## DATA EXTRACT
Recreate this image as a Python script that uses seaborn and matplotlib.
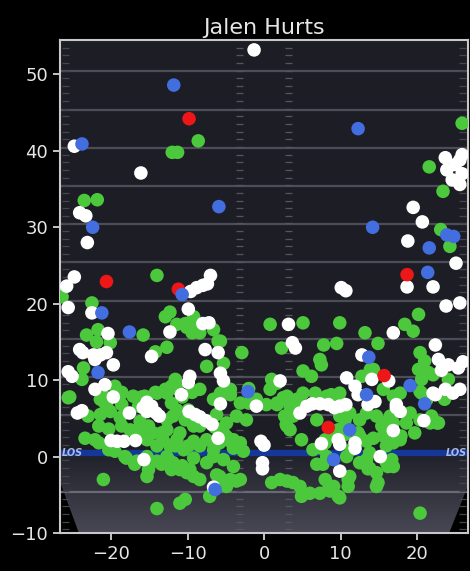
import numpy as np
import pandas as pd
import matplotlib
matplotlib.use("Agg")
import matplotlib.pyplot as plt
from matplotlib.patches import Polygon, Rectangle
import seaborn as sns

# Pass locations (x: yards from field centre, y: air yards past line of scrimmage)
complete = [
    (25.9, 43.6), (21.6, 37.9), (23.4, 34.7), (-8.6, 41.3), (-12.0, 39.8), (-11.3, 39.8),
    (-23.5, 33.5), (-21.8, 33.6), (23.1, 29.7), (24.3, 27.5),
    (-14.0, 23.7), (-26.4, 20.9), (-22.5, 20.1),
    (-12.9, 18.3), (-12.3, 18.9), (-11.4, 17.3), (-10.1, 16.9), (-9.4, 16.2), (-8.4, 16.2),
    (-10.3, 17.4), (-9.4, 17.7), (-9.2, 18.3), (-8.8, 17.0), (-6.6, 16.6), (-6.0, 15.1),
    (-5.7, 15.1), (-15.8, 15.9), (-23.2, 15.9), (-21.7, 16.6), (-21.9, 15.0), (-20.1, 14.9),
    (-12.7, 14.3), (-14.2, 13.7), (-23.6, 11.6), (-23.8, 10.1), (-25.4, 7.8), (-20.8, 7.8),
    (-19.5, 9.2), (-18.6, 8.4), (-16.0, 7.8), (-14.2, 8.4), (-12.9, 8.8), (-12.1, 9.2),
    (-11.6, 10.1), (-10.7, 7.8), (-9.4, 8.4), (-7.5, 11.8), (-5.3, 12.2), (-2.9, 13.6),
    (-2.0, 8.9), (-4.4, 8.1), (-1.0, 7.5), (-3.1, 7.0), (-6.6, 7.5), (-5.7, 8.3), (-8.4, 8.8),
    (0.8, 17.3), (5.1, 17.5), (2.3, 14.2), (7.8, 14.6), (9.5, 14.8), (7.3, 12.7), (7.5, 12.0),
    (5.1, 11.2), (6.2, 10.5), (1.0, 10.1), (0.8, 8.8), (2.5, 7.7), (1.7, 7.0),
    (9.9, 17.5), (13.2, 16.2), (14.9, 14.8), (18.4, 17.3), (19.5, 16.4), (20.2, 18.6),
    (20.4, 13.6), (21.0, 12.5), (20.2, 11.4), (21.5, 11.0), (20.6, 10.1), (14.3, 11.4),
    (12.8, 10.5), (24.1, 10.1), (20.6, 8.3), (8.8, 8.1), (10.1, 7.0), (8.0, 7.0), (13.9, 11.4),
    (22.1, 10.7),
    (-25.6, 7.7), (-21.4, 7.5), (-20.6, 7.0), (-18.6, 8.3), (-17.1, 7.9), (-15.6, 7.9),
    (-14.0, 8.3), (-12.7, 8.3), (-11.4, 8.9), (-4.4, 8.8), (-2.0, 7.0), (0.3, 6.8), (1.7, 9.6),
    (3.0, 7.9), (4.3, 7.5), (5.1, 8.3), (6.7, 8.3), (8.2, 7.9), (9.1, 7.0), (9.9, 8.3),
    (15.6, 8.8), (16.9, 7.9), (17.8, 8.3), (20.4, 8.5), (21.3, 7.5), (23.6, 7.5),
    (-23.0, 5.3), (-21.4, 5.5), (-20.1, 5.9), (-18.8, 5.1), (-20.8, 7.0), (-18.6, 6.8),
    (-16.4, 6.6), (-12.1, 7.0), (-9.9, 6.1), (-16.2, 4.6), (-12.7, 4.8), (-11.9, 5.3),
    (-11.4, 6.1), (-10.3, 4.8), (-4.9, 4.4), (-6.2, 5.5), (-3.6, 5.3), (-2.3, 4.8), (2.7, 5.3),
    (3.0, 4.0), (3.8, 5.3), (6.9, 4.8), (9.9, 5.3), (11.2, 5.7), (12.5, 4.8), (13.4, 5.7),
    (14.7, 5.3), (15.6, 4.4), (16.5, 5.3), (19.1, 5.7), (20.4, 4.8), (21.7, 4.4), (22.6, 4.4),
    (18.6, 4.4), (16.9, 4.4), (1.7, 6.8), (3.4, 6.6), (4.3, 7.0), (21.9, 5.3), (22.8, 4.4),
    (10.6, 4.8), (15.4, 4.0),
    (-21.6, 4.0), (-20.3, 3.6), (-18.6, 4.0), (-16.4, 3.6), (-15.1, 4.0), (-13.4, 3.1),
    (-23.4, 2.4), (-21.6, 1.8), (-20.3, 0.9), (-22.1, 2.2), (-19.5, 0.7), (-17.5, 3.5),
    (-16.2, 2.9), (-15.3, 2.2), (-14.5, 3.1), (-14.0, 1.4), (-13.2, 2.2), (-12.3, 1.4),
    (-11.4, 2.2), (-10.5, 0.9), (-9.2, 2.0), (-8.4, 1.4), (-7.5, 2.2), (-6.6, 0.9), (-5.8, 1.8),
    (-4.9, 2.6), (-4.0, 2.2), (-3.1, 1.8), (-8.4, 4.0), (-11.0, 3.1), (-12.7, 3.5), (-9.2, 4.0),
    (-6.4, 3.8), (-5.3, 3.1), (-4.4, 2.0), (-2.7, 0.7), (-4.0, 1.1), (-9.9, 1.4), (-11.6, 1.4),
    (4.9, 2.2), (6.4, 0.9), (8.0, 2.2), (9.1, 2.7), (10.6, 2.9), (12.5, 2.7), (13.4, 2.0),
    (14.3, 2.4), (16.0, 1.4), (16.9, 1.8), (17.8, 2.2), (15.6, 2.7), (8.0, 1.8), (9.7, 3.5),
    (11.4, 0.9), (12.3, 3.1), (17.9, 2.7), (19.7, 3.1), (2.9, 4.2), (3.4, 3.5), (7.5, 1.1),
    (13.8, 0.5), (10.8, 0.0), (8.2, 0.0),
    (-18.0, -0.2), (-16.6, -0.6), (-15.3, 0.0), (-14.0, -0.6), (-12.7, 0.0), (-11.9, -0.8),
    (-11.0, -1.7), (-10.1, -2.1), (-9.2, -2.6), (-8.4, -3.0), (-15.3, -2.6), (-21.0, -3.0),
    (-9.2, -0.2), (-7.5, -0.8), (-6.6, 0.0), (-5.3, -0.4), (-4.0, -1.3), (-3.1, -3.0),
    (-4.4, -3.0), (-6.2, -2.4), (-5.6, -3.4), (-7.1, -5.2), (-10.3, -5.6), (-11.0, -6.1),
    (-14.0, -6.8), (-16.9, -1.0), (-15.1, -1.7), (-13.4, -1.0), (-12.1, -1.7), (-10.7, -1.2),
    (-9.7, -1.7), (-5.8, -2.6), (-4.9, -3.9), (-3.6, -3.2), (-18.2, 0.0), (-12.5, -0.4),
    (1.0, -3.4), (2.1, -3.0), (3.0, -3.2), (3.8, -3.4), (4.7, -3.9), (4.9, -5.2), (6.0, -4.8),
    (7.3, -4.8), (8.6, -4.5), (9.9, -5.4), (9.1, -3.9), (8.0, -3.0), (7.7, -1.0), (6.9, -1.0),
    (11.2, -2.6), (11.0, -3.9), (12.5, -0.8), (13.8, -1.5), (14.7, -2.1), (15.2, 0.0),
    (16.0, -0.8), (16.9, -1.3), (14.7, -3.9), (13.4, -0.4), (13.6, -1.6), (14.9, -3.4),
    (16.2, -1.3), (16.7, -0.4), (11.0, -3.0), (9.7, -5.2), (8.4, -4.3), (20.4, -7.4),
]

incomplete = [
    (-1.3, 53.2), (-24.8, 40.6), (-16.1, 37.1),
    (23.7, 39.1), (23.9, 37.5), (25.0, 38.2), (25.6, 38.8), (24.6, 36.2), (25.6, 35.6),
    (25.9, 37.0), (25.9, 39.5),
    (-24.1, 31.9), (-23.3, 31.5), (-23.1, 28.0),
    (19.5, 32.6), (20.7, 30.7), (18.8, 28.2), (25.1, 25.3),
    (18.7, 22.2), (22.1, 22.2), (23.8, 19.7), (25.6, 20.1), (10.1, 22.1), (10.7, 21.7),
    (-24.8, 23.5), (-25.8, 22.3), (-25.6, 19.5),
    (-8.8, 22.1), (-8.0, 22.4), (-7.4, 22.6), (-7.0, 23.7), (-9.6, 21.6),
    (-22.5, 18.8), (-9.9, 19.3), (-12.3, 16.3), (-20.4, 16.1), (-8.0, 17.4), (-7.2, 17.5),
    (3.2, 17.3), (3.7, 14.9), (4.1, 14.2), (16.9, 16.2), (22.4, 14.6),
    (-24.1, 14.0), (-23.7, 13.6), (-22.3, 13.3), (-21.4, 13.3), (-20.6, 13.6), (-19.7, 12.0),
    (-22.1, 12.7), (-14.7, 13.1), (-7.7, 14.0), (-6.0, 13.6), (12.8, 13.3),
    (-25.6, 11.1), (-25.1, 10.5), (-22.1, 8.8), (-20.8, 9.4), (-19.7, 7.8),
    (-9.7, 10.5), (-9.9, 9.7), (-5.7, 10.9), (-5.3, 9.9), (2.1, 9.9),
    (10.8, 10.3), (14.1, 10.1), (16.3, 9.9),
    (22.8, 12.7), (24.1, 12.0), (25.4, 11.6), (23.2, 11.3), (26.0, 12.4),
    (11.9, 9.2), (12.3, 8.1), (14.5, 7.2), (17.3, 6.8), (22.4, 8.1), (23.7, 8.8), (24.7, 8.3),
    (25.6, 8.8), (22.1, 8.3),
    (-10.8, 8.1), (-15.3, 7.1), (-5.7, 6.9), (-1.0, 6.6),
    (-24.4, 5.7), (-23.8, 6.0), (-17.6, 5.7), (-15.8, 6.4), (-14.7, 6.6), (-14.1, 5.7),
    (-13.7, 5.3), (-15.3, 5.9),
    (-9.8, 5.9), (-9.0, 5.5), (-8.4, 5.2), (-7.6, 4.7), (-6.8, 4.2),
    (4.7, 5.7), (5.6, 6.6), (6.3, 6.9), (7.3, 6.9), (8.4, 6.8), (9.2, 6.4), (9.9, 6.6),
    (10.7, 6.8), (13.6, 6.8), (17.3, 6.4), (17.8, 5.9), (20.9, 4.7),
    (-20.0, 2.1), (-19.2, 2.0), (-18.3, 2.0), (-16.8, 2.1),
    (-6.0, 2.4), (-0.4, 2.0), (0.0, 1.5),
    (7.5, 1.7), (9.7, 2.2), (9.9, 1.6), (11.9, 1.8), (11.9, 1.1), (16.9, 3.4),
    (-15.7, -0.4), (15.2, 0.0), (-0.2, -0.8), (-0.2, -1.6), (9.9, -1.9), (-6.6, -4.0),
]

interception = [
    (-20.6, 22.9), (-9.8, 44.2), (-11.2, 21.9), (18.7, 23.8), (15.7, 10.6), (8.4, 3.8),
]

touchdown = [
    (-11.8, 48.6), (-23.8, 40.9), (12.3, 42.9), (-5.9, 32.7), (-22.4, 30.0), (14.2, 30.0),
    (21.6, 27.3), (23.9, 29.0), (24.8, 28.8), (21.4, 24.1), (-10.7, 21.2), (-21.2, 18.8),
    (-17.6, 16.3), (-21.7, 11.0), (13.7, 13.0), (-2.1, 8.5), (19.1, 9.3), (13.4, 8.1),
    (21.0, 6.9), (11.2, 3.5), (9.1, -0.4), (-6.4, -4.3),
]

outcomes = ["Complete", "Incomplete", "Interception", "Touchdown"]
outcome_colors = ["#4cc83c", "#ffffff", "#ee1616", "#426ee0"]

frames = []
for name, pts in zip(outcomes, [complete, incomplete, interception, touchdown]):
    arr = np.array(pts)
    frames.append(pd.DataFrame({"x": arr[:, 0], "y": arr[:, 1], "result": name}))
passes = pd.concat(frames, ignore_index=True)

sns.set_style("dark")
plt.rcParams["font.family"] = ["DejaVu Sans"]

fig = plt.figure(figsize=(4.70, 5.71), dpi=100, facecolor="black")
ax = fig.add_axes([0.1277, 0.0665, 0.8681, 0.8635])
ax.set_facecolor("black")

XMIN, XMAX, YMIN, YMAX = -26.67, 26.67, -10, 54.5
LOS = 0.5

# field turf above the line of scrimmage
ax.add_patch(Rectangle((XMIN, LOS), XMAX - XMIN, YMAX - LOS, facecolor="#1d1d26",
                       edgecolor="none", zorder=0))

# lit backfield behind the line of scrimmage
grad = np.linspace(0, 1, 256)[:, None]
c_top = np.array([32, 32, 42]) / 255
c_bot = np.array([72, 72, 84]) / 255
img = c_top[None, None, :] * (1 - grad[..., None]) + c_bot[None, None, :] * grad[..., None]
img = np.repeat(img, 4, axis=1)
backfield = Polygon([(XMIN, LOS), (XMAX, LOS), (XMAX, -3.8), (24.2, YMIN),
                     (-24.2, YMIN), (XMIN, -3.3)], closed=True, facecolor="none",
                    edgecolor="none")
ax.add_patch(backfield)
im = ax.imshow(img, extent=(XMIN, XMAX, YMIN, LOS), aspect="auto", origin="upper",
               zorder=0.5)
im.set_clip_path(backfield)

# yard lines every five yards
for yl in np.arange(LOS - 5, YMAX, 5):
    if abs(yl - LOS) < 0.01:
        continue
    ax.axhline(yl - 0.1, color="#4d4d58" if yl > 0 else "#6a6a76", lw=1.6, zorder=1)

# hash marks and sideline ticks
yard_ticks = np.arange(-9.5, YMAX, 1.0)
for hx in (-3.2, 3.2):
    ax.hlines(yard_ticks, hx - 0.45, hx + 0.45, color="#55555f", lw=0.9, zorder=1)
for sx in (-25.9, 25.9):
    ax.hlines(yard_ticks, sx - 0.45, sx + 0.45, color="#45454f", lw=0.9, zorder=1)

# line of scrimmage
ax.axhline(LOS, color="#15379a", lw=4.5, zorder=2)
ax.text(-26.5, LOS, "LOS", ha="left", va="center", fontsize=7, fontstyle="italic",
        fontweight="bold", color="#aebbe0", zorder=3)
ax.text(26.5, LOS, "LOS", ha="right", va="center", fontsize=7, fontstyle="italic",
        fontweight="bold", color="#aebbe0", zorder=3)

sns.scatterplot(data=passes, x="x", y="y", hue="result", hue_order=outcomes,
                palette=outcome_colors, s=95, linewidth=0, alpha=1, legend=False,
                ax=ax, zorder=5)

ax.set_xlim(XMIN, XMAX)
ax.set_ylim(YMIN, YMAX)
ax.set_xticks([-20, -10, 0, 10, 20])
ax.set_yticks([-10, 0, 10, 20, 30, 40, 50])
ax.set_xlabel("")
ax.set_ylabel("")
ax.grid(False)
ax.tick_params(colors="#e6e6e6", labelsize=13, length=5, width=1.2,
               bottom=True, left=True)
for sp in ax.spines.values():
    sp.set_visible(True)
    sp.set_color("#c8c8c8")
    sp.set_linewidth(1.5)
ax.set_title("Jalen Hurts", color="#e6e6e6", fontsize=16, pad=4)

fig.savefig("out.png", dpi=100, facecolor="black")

## TASK PROMPT
Your task is to restate word for word the lines from the top of the data to the line containing "import seaborn as sns", both ends included, with every picture left out.

## RESULT
Recreate this image as a Python script that uses seaborn and matplotlib.
import numpy as np
import pandas as pd
import matplotlib
matplotlib.use("Agg")
import matplotlib.pyplot as plt
from matplotlib.patches import Polygon, Rectangle
import seaborn as sns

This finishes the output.